■ RAW DATA ■

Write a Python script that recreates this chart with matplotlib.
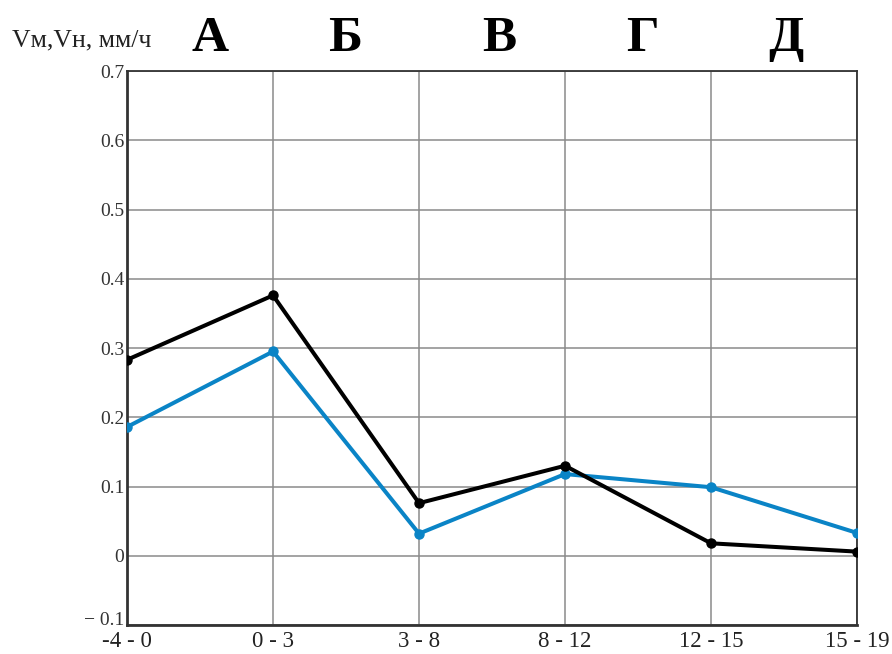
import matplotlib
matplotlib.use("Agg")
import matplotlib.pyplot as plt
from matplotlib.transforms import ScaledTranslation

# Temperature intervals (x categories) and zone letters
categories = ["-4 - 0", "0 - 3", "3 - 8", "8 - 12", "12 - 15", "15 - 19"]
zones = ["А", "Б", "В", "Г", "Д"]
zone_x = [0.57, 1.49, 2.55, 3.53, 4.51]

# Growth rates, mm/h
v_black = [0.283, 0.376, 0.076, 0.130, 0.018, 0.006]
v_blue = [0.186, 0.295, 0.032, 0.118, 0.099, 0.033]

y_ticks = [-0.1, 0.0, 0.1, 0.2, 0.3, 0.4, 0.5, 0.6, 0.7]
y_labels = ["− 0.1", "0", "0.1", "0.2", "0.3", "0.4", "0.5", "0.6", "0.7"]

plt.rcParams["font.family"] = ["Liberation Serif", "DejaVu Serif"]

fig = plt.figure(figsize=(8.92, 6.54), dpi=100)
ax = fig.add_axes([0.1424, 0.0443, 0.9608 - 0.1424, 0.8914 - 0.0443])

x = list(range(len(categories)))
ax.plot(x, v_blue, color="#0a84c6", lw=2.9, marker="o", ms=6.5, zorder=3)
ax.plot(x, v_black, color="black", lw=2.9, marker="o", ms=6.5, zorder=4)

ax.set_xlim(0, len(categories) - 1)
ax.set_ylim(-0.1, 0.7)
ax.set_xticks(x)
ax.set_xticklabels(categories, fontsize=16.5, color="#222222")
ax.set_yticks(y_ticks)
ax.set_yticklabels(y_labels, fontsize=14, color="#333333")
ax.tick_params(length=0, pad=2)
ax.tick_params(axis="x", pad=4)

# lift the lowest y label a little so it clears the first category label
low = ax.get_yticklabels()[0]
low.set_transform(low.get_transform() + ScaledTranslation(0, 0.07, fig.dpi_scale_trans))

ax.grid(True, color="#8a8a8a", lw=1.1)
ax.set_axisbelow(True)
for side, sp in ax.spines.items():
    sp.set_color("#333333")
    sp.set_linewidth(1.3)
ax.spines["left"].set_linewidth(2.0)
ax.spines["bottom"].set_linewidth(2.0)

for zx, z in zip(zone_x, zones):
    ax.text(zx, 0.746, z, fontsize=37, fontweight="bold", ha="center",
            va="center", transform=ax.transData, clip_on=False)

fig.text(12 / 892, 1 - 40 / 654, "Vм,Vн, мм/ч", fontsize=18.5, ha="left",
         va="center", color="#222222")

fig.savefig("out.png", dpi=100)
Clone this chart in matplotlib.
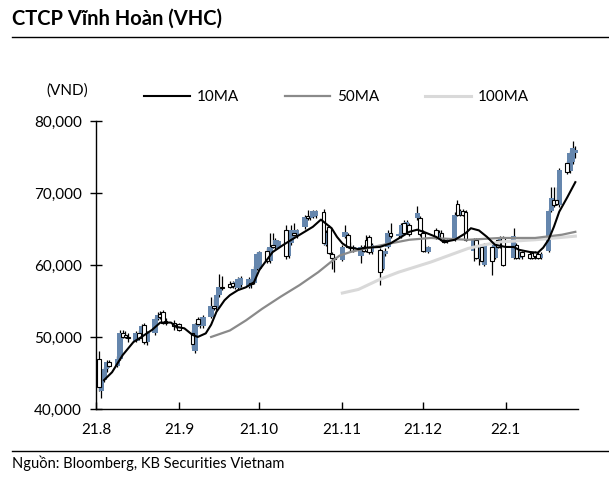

■ DIRECTION ■
Your task is to restate word for word the lines from the top of the data to the line containing "zone_x = [0.57, 1.49, 2.55, 3.53, 4.51]", both ends included, with every picture left out.

■ WORKED ANSWER ■
Write a Python script that recreates this chart with matplotlib.
import matplotlib
matplotlib.use("Agg")
import matplotlib.pyplot as plt
from matplotlib.transforms import ScaledTranslation

# Temperature intervals (x categories) and zone letters
categories = ["-4 - 0", "0 - 3", "3 - 8", "8 - 12", "12 - 15", "15 - 19"]
zones = ["А", "Б", "В", "Г", "Д"]
zone_x = [0.57, 1.49, 2.55, 3.53, 4.51]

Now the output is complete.